Знак обнаженного меча | страница 29



Снова раздался взрыв смеха, и с окончанием речи собрание стало расходиться: все спешно начали переодеваться, тут же назначенная рабочая команда убрала чайную посуду, гимнастические снаряды привели в порядок и под конец лампы «Тилли»[9] были погашены и огонь в печке залит остатками чая. Все исчезли на удивление быстро, и вскоре Рейнард уже ехал обратно в Прайорсхолт в машине Роя.

Большую часть дороги Рейнард молчал. Он, вместе с остальными, был признан годным к зачислению на сверхсрочку — через три с небольшим недели. Объявление застало его врасплох: он смутно предполагал, что период обучения продлится еще несколько месяцев или, может, бесконечно и не был готов к необходимости принять решение столь поспешно. Да, никакого принуждения не было — и все же он чувствовал, что безо всяких устных обещаний уже согласился пойти по контракту. Еще с того первого вечера у Римского Лагеря — или, коли уж на то пошло, с самой первой их встречи с Роем — он инстинктивно это понимал, но до сих пор ухитрялся, за счет некой замысловатой умственной двуличности, не отдавать себе полного отчета в своем обязательстве. Было бы довольно легко уклониться от явки в пункт первого декабря — однако он знал, что в этом случае уже никогда не сможет посмотреть Рою в глаза. Ему будет стыдно всякий раз, когда его друг станет заходить в банк, дальнейшие их отношения сделаются невозможными — и вскоре он опять вернется к прежней нездоровой жизни, и «ощущение распада», выжидающее своего часа, снова его одолеет. Нет, ему придется довести дело до конца прямо сейчас; как сказал выступавший, «идти на попятный» нельзя.

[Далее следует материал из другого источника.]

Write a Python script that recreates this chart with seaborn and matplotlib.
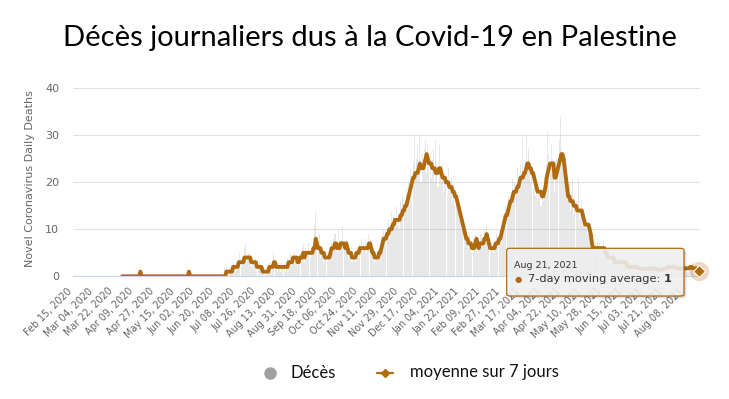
import numpy as np
import pandas as pd
import matplotlib
matplotlib.use("Agg")
import matplotlib.pyplot as plt
import matplotlib.transforms as mtrans
from matplotlib.patches import FancyBboxPatch
from matplotlib.lines import Line2D
import seaborn as sns

# ---------------- data ----------------
start_date = "2020-02-15"

# daily deaths, one value per day from Feb 15, 2020 to Aug 21, 2021
deaths = [
    0, 0, 0, 0, 0, 0, 0, 0, 0, 0,
    0, 0, 0, 0, 0, 0, 0, 0, 0, 0,
    0, 0, 0, 0, 0, 0, 0, 0, 0, 0,
    0, 0, 0, 0, 0, 0, 0, 0, 0, 0,
    0, 0, 0, 0, 0, 0, 0, 0, 0, 0,
    0, 0, 0, 0, 0, 0, 0, 0, 0, 1,
    0, 0, 0, 0, 0, 0, 0, 0, 0, 0,
    0, 0, 0, 0, 0, 0, 0, 0, 0, 0,
    0, 0, 0, 0, 0, 0, 0, 0, 0, 0,
    0, 0, 0, 0, 0, 0, 0, 0, 0, 0,
    0, 0, 1, 0, 0, 0, 0, 0, 0, 0,
    0, 0, 0, 0, 0, 0, 0, 0, 0, 0,
    0, 0, 0, 0, 0, 0, 0, 0, 0, 0,
    0, 0, 0, 2, 1,
    2, 1, 0, 2, 1, 1, 3, 2, 1, 3,
    2, 3, 5, 2, 3, 4, 6, 7, 3, 4,
    5, 3, 2, 4, 3, 2, 4, 1, 2, 3,
    2, 1, 1, 2, 0, 1, 2, 1, 3, 2,
    1, 3, 5, 2, 2, 1, 3, 2, 1, 3,
    2, 3, 1, 2, 4, 3, 2, 5, 3, 4,
    5, 3, 4, 2, 4, 5, 3, 6, 7, 3,
    6, 4, 5, 7, 4, 6, 5, 7, 11, 14,
    6, 5, 9, 4, 5, 6, 3, 4, 5, 3,
    5, 4, 6, 7, 5, 8, 9, 6, 5, 10,
    7, 6, 8, 11, 6, 7, 8, 5, 4, 6,
    5, 3, 5, 4, 3, 6, 5, 4, 7, 8,
    5, 7, 6, 8, 5, 7, 9, 8, 5, 4,
    6, 3, 5, 4, 5, 6, 5, 8, 9, 10,
    7, 10, 9, 12, 8, 11, 14, 10, 13, 12,
    15, 11, 13, 10, 16, 12, 17, 14, 16, 19,
    15, 20, 18, 23, 19, 24, 30, 21, 25, 27,
    22, 30, 20, 26, 24, 27, 29, 22, 28, 23,
    26, 21, 25, 27, 20, 29, 24, 19, 28, 22,
    20, 24, 18, 22, 21, 17, 23, 20, 18, 21,
    16, 19, 15, 18, 14, 16, 12, 13, 10, 12,
    9, 11, 7, 8, 6, 9, 7, 5, 8, 6,
    9, 7, 5, 8, 6, 9, 7, 8, 10, 7,
    11, 6, 8, 5, 7, 6, 5, 8, 7, 9,
    6, 9, 10, 8, 12, 13, 11, 15, 14, 17,
    14, 18, 17, 21, 16, 20, 19, 23, 18, 22,
    24, 19, 29, 21, 25, 30, 22, 27, 24, 20,
    23, 19, 21, 17, 20, 16, 19, 18, 15, 17,
    16, 20, 22, 24, 31, 26, 22, 28, 25, 23,
    18, 22, 25, 21, 29, 34, 27, 24, 26, 22,
    19, 17, 16, 20, 14, 18, 21, 13, 17, 16,
    15, 21, 12, 14, 16, 11, 13, 10, 12, 9,
    11, 8, 9, 6, 8, 5, 7, 6, 8, 5,
    7, 5, 6, 8, 5, 4, 6, 3, 5, 4,
    3, 5, 4, 2, 4, 3, 2, 4, 3, 2,
    4, 3, 2, 3, 1, 2, 3, 2, 1, 2,
    2, 3, 1, 2, 2, 1, 3, 2, 1, 2,
    1, 2, 0, 1, 2, 3, 2, 1, 2, 3,
    1, 2, 1, 0, 2, 1, 1, 2, 1, 1,
    2, 1, 0, 1, 2, 1, 2, 1, 1, 0,
    2, 3, 1, 2, 1, 0, 2, 1, 1, 2,
    1, 2, 3, 1, 0, 1, 2, 1, 1,
]

# 7-day moving average, starting on day index 43 (Mar 29, 2020)
avg_start_index = 43
moving_avg = [
    0, 0, 0, 0, 0, 0, 0,
    0, 0, 0, 0, 0, 0, 0, 0, 0, 1,
    0, 0, 0, 0, 0, 0, 0, 0, 0, 0,
    0, 0, 0, 0, 0, 0, 0, 0, 0, 0,
    0, 0, 0, 0, 0, 0, 0, 0, 0, 0,
    0, 0, 0, 0, 0, 0, 0, 0, 0, 0,
    0, 0, 1, 0, 0, 0, 0, 0, 0, 0,
    0, 0, 0, 0, 0, 0, 0, 0, 0, 0,
    0, 0, 0, 0, 0, 0, 0, 0, 0, 0,
    0, 0, 0, 0, 0,
    1, 1, 1, 1, 1, 1, 2, 2, 2, 2,
    2, 3, 3, 3, 3, 3, 4, 4, 4, 4,
    4, 4, 3, 3, 3, 3, 3, 2, 2, 2,
    2, 2, 1, 1, 1, 1, 1, 1, 2, 2,
    2, 2, 3, 3, 2, 2, 2, 2, 2, 2,
    2, 2, 2, 2, 2, 3, 3, 3, 3, 4,
    4, 4, 4, 3, 3, 4, 4, 4, 5, 4,
    5, 5, 5, 5, 5, 5, 5, 6, 6, 8,
    7, 6, 6, 6, 5, 5, 5, 4, 4, 4,
    4, 4, 5, 6, 6, 6, 7, 7, 6, 6,
    6, 7, 7, 7, 7, 6, 7, 6, 5, 5,
    5, 4, 4, 4, 4, 5, 5, 5, 6, 6,
    6, 6, 6, 6, 6, 6, 7, 7, 6, 5,
    5, 4, 4, 4, 4, 5, 5, 6, 7, 8,
    8, 8, 9, 9, 10, 10, 10, 11, 11, 12,
    12, 12, 12, 12, 13, 13, 14, 14, 15, 15,
    16, 17, 18, 19, 20, 21, 21, 22, 22, 22,
    23, 24, 23, 23, 23, 24, 25, 26, 25, 24,
    24, 24, 23, 23, 23, 22, 22, 22, 23, 23,
    22, 21, 21, 21, 20, 20, 20, 19, 19, 19,
    18, 18, 17, 17, 16, 15, 14, 13, 12, 11,
    10, 9, 8, 8, 7, 7, 7, 6, 6, 6,
    7, 8, 7, 6, 7, 7, 7, 7, 8, 8,
    9, 8, 7, 6, 6, 6, 6, 6, 7, 7,
    7, 8, 8, 9, 10, 11, 12, 13, 13, 14,
    15, 16, 16, 17, 18, 18, 18, 19, 19, 20,
    21, 21, 21, 22, 22, 23, 24, 24, 23, 23,
    22, 22, 21, 20, 19, 18, 18, 18, 18, 17,
    17, 18, 19, 21, 22, 23, 24, 24, 24, 24,
    21, 21, 22, 23, 24, 25, 26, 26, 25, 23,
    21, 19, 17, 17, 16, 16, 16, 15, 15, 15,
    14, 14, 14, 14, 14, 13, 12, 11, 11, 11,
    11, 10, 9, 7, 6, 6, 6, 6, 6, 6,
    6, 6, 6, 6, 6, 5, 5, 4, 4, 4,
    4, 4, 4, 3, 3, 3, 3, 3, 3, 3,
    3, 3, 3, 3, 2, 2, 2, 2, 2, 2,
    2, 2, 2, 2, 1.7, 1.7, 1.6, 1.6, 1.6, 1.6,
    1.6, 1.6, 1.6, 1.6, 1.6, 1.7, 1.7, 1.6, 1.6, 1.6,
    1.6, 1.4, 1.4, 1.4, 1.4, 1.4, 1.6, 1.6, 1.6, 1.7,
    2, 2, 2, 2, 2, 2, 2, 1.7, 1.7, 1.7,
    1.7, 1.7, 1.7, 1.7, 1.7, 1.7, 1.7, 1.7, 1.7, 1.7,
    2, 2, 1.7, 1.7, 1.7, 1.7, 1.6, 1.4, 1.2,
]

tick_labels = [
    "Feb 15, 2020", "Mar 04, 2020", "Mar 22, 2020", "Apr 09, 2020",
    "Apr 27, 2020", "May 15, 2020", "Jun 02, 2020", "Jun 20, 2020",
    "Jul 08, 2020", "Jul 26, 2020", "Aug 13, 2020", "Aug 31, 2020",
    "Sep 18, 2020", "Oct 06, 2020", "Oct 24, 2020", "Nov 11, 2020",
    "Nov 29, 2020", "Dec 17, 2020", "Jan 04, 2021", "Jan 22, 2021",
    "Feb 09, 2021", "Feb 27, 2021", "Mar 17, 2021", "Apr 04, 2021",
    "Apr 22, 2021", "May 10, 2021", "May 28, 2021", "Jun 15, 2021",
    "Jul 03, 2021", "Jul 21, 2021", "Aug 08, 2021",
]
y_ticks = [0, 10, 20, 30, 40]

title = "Décès journaliers dus à la Covid-19 en Palestine"
y_label = "Novel Coronavirus Daily Deaths"
legend_labels = ["Décès", "moyenne sur 7 jours"]
tooltip_series = "7-day moving average"

# ---------------- style ----------------
LINE = "#b06a10"
BAR = "#9a9a9a"
GREY_TXT = "#666666"

sns.set_style("white")
plt.rcParams["font.family"] = ["DejaVu Sans"]

dates = pd.date_range(start_date, periods=len(deaths), freq="D")
df = pd.DataFrame({"day": np.arange(len(deaths)), "deaths": deaths})
avg_df = pd.DataFrame({
    "day": np.arange(avg_start_index, avg_start_index + len(moving_avg)),
    "avg": moving_avg,
})

W, H = 729, 399
fig = plt.figure(figsize=(W / 100, H / 100), dpi=100)
L, R, T, B = 73, 700, 88.3, 276.3
ax = fig.add_axes([L / W, 1 - B / H, (R - L) / W, (B - T) / H])


def fx(px):
    return px / W


def fy(py):
    return 1 - py / H


sns.barplot(data=df, x="day", y="deaths", native_scale=True, color=BAR,
            saturation=1, width=0.92, errorbar=None, linewidth=0, alpha=0.22,
            ax=ax, zorder=2)
sns.lineplot(data=avg_df, x="day", y="avg", color=LINE, linewidth=2.8,
             ax=ax, zorder=3)

ax.set_xlim(-0.5, len(deaths) - 0.5)
ax.set_ylim(0, 40)

# grid / spines
ax.set_axisbelow(True)
ax.yaxis.grid(True, color="#e2e2e2", linewidth=0.8)
ax.xaxis.grid(False)
for s in ["top", "right", "left"]:
    ax.spines[s].set_visible(False)
ax.spines["bottom"].set_color("#ccd6eb")
ax.spines["bottom"].set_linewidth(0.8)
ax.spines["bottom"].set_zorder(4)

# ticks
tick_dates = pd.to_datetime(tick_labels, format="%b %d, %Y")
tick_pos = [(d - dates[0]).days for d in tick_dates]
ax.set_xticks(tick_pos)
ax.set_xticklabels(tick_labels, rotation=45, ha="right", va="top",
                   rotation_mode="anchor", fontsize=6.9, color=GREY_TXT)
ax.tick_params(axis="x", length=0, pad=7)
shift = mtrans.ScaledTranslation(-6.5 / 100, 0, fig.dpi_scale_trans)
for lab in ax.get_xticklabels():
    lab.set_transform(lab.get_transform() + shift)

ax.set_yticks(y_ticks)
ax.tick_params(axis="y", length=0, pad=10, labelsize=8, labelcolor=GREY_TXT)
ax.set_xlabel("")
ax.set_ylabel(y_label, fontsize=8, color=GREY_TXT)
ax.yaxis.set_label_coords(-38 / (R - L), 0.52)

# hover marker on the last point
last = avg_df.iloc[-1]
ax.scatter([last["day"]], [last["avg"]], s=190, color=LINE, alpha=0.25,
           linewidths=0, clip_on=False, zorder=5)
ax.plot([last["day"]], [last["avg"]], marker="D", markersize=6,
        color=LINE, markeredgecolor="white", markeredgewidth=0.8,
        clip_on=False, zorder=6)

# title
fig.text(fx(369.5), fy(38), title, ha="center", va="center",
         fontsize=21, family=["Lato", "DejaVu Sans"], color="#000000")

# legend
fig.add_artist(Line2D([fx(270)], [fy(372.5)], marker="o", markersize=8,
                      color="#a0a0a0", linestyle="none"))
fig.text(fx(290), fy(372.5), legend_labels[0], ha="left", va="center",
         fontsize=12, family=["Lato", "DejaVu Sans"], color="#111111")
fig.add_artist(Line2D([fx(377), fx(393)], [fy(372.5), fy(372.5)],
                      color=LINE, linewidth=1.6))
fig.add_artist(Line2D([fx(385)], [fy(372.5)], marker="D", markersize=4,
                      color=LINE, linestyle="none"))
fig.text(fx(410), fy(372.5), legend_labels[1], ha="left", va="center",
         fontsize=12, family=["Lato", "DejaVu Sans"], color="#111111")

# tooltip
bx0, by0, bx1, by1 = 506.7, 248.3, 684, 296
for k, a in [(3, 0.05), (2, 0.07), (1, 0.09)]:
    fig.add_artist(FancyBboxPatch(
        (fx(bx0 + k), fy(by1 + k)), fx(bx1 - bx0), (by1 - by0) / H,
        boxstyle="round,pad=0,rounding_size=0.005", transform=fig.transFigure,
        facecolor="black", edgecolor="none", alpha=a, zorder=9))
fig.add_artist(FancyBboxPatch(
    (fx(bx0), fy(by1)), fx(bx1 - bx0), (by1 - by0) / H,
    boxstyle="round,pad=0,rounding_size=0.005", transform=fig.transFigure,
    facecolor=(0.97, 0.97, 0.97, 0.85), edgecolor=LINE, linewidth=0.9,
    zorder=10))
fig.text(fx(514.3), fy(268), dates[-1].strftime("%b %d, %Y"), ha="left",
         va="baseline", fontsize=6.8, color="#333333", zorder=11)
fig.text(fx(514.5), fy(282), "\u25cf", ha="left", va="baseline",
         fontsize=6, color=LINE, zorder=11)
t1 = fig.text(fx(527.7), fy(282.5), tooltip_series + ": ", ha="left",
              va="baseline", fontsize=8.2, color="#333333", zorder=11)
renderer = fig.canvas.get_renderer()
bb = t1.get_window_extent(renderer=renderer)
fig.text(bb.x1 / W, fy(282.5), f"{round(last['avg'])}", ha="left",
         va="baseline", fontsize=8.2, fontweight="bold", color="#333333",
         zorder=11)

fig.savefig("out.png", dpi=100)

— Ну что, — сказал Рой, словно Рейнард размышлял вслух, — решился ты или как?

Рейнард, обернувшись, в смятении бросил на него взгляд. Они подъезжали к деревне; через несколько минут Рой уедет, и он останется наедине со своей проблемой. Перспектива принятия решения в одиночку, без ободряющего присутствия друга, вдруг показалась ему невыносимой. Он должен решиться прямо сейчас, раз и навсегда, пока Рой рядом, прежде чем машина остановится. Но он продолжал молчать, ощущая царящую в голове пустоту и кляня себя за врожденную нерешительность.

— Ну что? — спокойно повторил сидящий рядом Рой. — Будешь с нами?

Вдруг у Рейнарда будто упала с сознания пелена: ему внезапно открылась череда нечестных маневров, ложные предположения и все, что он, не сумев постигнуть, принял на веру в последние несколько недель. В единственный миг прозрения до него дошло, как пугающе мало знает он о «плане» Роя и обо всех этих загадочных делах; он с болезненным смущением осознал, что, стыдясь собственного невежества, убедил себя в мнимом и кажущемся понимании; вспомнил намеки, произнесенные слова и неопределенные жесты и то, как, непоправимо кривя душой, притворялся, что ему ясен их смысл. На мгновение он возненавидел Роя — возненавидел за чрезмерную самонадеянность и подавляюще властный вид; возненавидел даже за его грубую, животную энергичность; и более всего возненавидел за способность внушать иррациональную и постыдную личную преданность, которой требовала его волчья гордыня.